### TASK PROMPT
Extract the lines from the first line of the records below through the line containing "var yLabelDecades = [-9, -8, -7, -6, -5];", inclusive, and reproduce them exactly as written.

### Charts and diagrams as code

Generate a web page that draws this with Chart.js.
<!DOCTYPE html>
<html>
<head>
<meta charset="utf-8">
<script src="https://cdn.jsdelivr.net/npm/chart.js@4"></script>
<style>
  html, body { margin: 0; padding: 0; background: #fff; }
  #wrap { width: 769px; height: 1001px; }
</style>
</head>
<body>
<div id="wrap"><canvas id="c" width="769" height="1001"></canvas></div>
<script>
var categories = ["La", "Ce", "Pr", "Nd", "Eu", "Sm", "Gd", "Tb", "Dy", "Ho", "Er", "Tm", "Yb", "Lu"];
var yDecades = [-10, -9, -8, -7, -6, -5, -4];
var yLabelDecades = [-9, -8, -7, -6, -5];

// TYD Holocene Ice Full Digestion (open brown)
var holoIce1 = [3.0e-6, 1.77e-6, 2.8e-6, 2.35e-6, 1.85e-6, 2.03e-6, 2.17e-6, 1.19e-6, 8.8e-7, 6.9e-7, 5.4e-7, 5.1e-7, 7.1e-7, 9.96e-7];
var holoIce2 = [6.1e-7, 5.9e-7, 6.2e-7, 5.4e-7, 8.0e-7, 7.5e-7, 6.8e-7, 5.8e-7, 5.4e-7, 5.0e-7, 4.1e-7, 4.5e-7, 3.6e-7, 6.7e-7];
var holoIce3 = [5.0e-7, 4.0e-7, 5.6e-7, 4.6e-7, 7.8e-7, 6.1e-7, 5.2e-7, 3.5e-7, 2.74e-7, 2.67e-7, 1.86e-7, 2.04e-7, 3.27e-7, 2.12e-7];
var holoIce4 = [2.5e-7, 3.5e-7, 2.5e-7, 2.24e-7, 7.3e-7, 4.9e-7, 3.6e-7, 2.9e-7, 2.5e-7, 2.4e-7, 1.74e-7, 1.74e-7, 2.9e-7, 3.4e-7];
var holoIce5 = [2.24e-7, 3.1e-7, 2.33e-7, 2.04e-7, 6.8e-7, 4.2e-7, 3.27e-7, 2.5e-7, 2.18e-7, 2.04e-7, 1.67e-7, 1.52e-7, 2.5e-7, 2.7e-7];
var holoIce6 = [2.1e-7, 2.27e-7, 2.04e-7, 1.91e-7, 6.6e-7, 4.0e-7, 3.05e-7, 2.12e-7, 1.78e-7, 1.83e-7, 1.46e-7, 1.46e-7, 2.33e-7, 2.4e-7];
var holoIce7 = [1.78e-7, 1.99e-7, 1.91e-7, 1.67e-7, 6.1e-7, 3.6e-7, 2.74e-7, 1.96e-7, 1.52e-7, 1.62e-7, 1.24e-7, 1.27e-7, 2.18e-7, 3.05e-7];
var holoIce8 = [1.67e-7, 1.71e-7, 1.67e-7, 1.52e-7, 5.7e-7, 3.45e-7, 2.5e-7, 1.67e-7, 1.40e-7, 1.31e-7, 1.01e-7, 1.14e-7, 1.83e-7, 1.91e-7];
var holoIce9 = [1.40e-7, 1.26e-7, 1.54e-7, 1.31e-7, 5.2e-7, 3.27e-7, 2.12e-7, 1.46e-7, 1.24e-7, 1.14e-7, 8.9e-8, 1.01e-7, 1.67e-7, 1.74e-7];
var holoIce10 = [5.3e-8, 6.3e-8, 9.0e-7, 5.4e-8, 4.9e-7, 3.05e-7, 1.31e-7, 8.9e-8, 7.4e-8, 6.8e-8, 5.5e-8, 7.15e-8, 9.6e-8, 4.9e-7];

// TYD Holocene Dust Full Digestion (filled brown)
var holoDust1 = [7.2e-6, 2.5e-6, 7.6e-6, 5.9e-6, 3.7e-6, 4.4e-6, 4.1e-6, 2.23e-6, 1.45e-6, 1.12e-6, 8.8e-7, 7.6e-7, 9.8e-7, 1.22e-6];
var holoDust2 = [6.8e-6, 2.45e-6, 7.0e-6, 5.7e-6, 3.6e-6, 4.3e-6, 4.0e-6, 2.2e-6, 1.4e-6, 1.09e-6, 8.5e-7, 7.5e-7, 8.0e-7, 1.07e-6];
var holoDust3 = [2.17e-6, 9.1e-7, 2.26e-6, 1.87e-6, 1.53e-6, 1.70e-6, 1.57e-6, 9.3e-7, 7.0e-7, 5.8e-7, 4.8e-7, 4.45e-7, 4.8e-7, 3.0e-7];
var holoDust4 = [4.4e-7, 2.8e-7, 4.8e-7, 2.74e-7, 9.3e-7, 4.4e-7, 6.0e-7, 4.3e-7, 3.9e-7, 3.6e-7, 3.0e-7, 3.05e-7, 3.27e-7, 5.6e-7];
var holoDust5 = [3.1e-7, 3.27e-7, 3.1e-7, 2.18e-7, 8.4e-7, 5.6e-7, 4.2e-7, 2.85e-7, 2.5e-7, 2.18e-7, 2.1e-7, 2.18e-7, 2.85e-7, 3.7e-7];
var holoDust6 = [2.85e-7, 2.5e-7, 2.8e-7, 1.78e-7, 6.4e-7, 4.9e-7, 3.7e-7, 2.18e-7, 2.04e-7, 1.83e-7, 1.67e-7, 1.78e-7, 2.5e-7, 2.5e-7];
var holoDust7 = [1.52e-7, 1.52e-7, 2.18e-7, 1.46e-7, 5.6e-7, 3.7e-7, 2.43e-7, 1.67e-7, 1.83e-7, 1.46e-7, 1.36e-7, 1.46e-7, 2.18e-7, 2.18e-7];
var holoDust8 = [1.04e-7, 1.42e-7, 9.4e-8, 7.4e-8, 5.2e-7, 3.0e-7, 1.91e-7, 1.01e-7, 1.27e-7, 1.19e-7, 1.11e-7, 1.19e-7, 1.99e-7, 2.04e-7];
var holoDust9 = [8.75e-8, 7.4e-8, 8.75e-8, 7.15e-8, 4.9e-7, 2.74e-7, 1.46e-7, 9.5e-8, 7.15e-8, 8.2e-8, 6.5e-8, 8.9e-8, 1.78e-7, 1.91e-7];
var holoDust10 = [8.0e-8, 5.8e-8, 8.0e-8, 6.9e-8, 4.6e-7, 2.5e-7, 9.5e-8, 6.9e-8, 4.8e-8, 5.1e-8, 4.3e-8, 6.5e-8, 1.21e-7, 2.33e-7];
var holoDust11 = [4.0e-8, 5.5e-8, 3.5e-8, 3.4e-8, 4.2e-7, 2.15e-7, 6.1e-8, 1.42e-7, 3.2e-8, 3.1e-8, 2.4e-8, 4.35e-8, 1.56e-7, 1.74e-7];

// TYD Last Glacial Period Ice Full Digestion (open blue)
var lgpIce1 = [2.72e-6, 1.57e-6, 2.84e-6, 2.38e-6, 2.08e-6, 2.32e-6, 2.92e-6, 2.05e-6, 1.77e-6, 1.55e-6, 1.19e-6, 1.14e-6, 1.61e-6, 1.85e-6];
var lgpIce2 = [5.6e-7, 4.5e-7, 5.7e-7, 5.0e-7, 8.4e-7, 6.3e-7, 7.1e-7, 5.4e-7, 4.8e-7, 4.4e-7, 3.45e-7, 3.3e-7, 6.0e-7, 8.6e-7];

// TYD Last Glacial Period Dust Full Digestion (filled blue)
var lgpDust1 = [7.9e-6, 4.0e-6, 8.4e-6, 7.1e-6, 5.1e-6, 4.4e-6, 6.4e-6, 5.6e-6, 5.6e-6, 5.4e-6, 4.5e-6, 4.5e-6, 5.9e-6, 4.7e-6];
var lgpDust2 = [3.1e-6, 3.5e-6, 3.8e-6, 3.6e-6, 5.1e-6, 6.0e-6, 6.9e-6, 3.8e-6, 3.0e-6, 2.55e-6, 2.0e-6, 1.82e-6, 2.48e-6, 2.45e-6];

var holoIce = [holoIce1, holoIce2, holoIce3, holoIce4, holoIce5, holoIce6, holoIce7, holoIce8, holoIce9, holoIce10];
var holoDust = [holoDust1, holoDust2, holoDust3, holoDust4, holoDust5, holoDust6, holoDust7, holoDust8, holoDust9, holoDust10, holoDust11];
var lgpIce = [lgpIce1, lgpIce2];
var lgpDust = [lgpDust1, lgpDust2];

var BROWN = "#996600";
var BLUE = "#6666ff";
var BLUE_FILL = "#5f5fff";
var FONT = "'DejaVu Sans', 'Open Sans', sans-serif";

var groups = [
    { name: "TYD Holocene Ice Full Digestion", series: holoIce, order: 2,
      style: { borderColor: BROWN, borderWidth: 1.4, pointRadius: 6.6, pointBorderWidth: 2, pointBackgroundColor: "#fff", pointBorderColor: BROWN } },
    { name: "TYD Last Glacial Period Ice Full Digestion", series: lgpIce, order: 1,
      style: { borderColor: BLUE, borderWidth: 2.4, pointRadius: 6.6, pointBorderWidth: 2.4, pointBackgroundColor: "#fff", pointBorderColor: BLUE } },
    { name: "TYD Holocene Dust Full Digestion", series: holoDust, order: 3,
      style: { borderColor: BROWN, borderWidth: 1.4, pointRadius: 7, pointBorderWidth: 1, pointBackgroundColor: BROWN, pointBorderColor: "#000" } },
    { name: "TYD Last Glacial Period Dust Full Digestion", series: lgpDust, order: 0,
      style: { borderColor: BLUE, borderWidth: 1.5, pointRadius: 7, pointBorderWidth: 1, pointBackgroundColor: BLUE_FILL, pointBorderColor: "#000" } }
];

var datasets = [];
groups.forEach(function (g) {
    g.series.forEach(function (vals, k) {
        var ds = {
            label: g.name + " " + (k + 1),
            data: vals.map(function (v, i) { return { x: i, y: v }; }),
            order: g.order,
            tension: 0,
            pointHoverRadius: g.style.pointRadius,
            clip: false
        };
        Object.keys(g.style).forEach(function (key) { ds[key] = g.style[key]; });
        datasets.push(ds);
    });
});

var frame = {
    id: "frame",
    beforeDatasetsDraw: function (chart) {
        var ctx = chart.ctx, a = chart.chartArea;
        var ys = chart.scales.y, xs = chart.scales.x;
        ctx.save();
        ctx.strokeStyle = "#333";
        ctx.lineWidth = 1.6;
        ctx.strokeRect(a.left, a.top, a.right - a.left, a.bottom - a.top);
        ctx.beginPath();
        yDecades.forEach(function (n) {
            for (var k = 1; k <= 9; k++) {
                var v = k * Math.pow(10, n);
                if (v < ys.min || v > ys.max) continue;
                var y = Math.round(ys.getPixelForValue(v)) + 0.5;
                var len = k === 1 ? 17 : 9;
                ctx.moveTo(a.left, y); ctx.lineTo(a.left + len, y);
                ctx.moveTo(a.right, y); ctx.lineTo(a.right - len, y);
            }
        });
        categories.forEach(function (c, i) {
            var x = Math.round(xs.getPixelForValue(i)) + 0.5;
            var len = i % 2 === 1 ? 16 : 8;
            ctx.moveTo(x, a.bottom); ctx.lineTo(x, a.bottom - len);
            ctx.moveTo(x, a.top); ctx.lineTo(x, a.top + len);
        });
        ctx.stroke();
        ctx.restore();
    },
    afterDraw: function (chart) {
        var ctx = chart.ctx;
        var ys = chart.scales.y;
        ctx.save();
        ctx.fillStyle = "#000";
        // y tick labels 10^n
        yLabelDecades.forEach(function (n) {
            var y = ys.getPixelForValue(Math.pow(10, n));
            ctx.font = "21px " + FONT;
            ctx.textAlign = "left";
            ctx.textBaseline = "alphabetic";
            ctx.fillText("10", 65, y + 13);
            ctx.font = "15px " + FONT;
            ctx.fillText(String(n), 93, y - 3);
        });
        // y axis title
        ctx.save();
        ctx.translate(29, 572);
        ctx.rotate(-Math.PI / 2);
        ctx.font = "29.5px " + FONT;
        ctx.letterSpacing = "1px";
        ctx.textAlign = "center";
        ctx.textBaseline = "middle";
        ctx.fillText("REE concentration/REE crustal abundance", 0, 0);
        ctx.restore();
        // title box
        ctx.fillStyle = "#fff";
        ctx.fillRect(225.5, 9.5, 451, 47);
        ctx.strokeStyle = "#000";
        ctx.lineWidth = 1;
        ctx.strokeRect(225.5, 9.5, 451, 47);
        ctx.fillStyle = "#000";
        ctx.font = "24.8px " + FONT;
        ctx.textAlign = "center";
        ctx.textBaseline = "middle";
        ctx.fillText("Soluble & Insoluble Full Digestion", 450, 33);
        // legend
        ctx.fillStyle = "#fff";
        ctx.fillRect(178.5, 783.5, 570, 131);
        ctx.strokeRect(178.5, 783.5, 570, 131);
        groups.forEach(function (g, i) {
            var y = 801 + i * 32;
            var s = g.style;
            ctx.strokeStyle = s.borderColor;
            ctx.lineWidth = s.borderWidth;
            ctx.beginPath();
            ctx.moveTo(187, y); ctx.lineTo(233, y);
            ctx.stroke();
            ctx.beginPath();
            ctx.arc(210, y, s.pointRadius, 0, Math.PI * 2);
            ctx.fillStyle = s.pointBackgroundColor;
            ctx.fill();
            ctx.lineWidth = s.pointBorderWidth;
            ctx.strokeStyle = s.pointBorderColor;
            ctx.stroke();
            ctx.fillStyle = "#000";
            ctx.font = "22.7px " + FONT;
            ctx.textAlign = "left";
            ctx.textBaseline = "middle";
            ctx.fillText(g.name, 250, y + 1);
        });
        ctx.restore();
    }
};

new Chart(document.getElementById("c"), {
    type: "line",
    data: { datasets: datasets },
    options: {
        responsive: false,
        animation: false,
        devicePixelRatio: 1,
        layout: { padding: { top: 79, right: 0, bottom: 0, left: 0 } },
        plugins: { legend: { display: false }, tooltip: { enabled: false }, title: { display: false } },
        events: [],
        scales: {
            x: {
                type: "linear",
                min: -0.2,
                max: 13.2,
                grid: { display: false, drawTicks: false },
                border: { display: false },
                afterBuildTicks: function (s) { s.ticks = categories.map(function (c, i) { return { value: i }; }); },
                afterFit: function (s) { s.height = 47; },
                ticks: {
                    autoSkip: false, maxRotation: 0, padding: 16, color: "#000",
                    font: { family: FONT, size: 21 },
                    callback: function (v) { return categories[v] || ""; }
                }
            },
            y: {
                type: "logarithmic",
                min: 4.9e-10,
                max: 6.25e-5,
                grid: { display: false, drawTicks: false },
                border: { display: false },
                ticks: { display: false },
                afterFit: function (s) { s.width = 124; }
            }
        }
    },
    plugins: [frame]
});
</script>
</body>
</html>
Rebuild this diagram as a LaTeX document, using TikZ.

### OUTPUT OF THE TASK
Generate a web page that draws this with Chart.js.
<!DOCTYPE html>
<html>
<head>
<meta charset="utf-8">
<script src="https://cdn.jsdelivr.net/npm/chart.js@4"></script>
<style>
  html, body { margin: 0; padding: 0; background: #fff; }
  #wrap { width: 769px; height: 1001px; }
</style>
</head>
<body>
<div id="wrap"><canvas id="c" width="769" height="1001"></canvas></div>
<script>
var categories = ["La", "Ce", "Pr", "Nd", "Eu", "Sm", "Gd", "Tb", "Dy", "Ho", "Er", "Tm", "Yb", "Lu"];
var yDecades = [-10, -9, -8, -7, -6, -5, -4];
var yLabelDecades = [-9, -8, -7, -6, -5];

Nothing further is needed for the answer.